Hurricane Irma pounds Florida coastline Sunday

Hurricane Irma pounds Florida coastline Sunday

By Marvin Schrebe

Hurricane Irma pounded the Florida coastline Sunday as a powerful category four storm. Irma brought with it the expected power outages and as of 5:00PM Tuesday CBS News reported that two million homes have had power restored. Irma also brought with it something that officials
may not have expected as there has been a dramatic increase in the number of snake bites as people are wading or swimming in snake infested waters. CBS News reports that officials are urging people not to take chances and to avoid the flood waters if at all possible. CBS
Action News viewer Debbie Womack reported that her son killed a large snake in the Jacksonville are that had been displaced by the storm. Along with displaced wildlife Florida Department of Health officials told CBS that the flood waters contain fecal matter and other debris
that make the waters an extreme health hazard.

ABC News reports that the death toll from Hurricane Irma has risen to twelve in the USA as rescue efforts continue in Florida and other effected areas. They too report that power has been restored to around two million homes and that millions more remain without power. ABC
reports that Florida Power & Light Company has restored power to 2.3 million customers while 4 million remain without power.

The Florida Keys have been opened so evacuees can return and ABC affiliate WPLG-TV reported that many Floridians who anticipated the okay to return parked their cars along Interstate One to be sure they could get into their homes as quickly as possible.

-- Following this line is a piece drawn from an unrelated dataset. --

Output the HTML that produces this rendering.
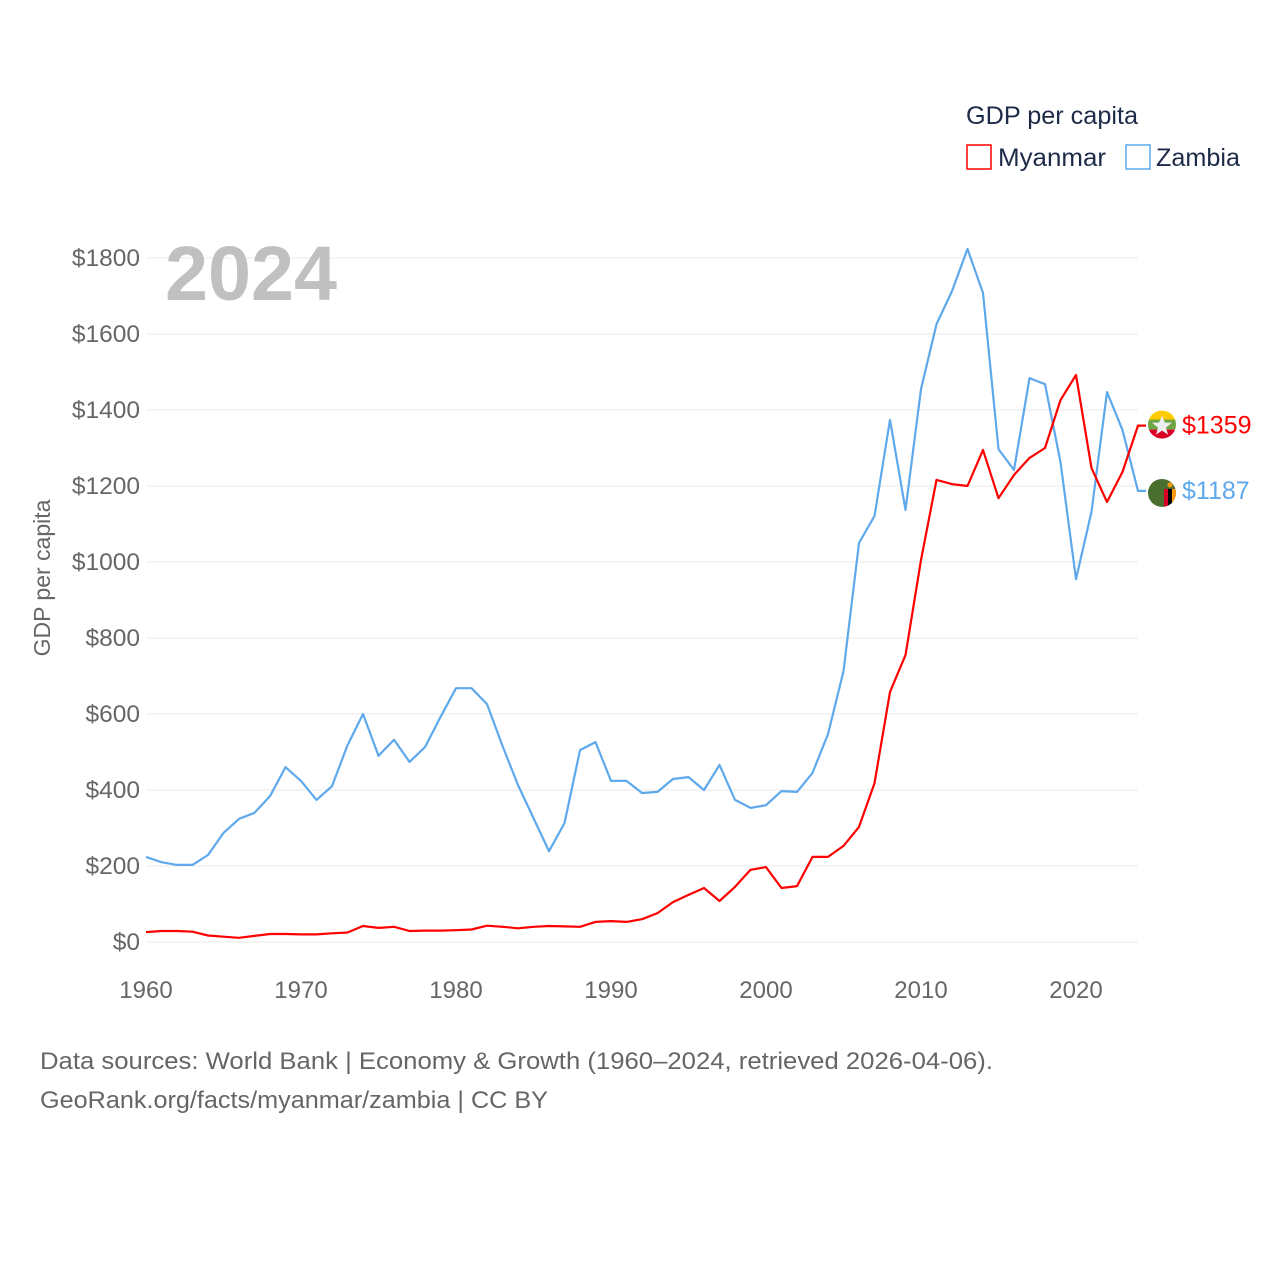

Officials told ABC
that food, water, medicine, and other supplies are still in short supply in Monroe County, which includes the Keys so officials are urging people to return slowly while distribution centers are opened.

FEMA officials estimate that 10,000 people remained in the Keys despite evacuation orders and officials want to complete search and rescue efforts.

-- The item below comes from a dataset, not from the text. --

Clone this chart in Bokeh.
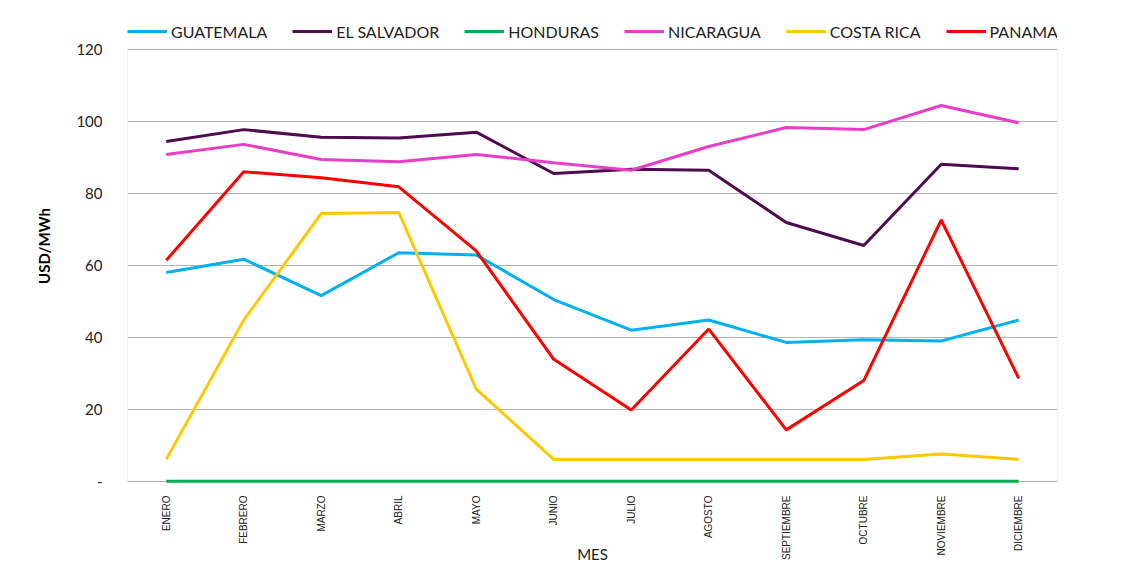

In Miami resident Joe Kiener said he has endured numerous storms in the Caribbean but he has never endured a storm like Irma. “I’ve been in Miami for two years, which is prone to flooding, but this is completely out of the norm,” Kiener told ABC News.

The Chicago Tribune reported Tuesday that Federal Emergency Management Agency officials estimate that one-fourth of the homes in the Florida Keys have been destroyed. “It’s going to be pretty hard for those coming home,” Petrona Hernandez told the Tribune. It’s going to be
devastating to them.”

“We’ve got a lot of work to do but we’re going to come together,” the Chicago Tribune quoted Governor Rick Scott as saying. “We’re going to get this state rebuilt.”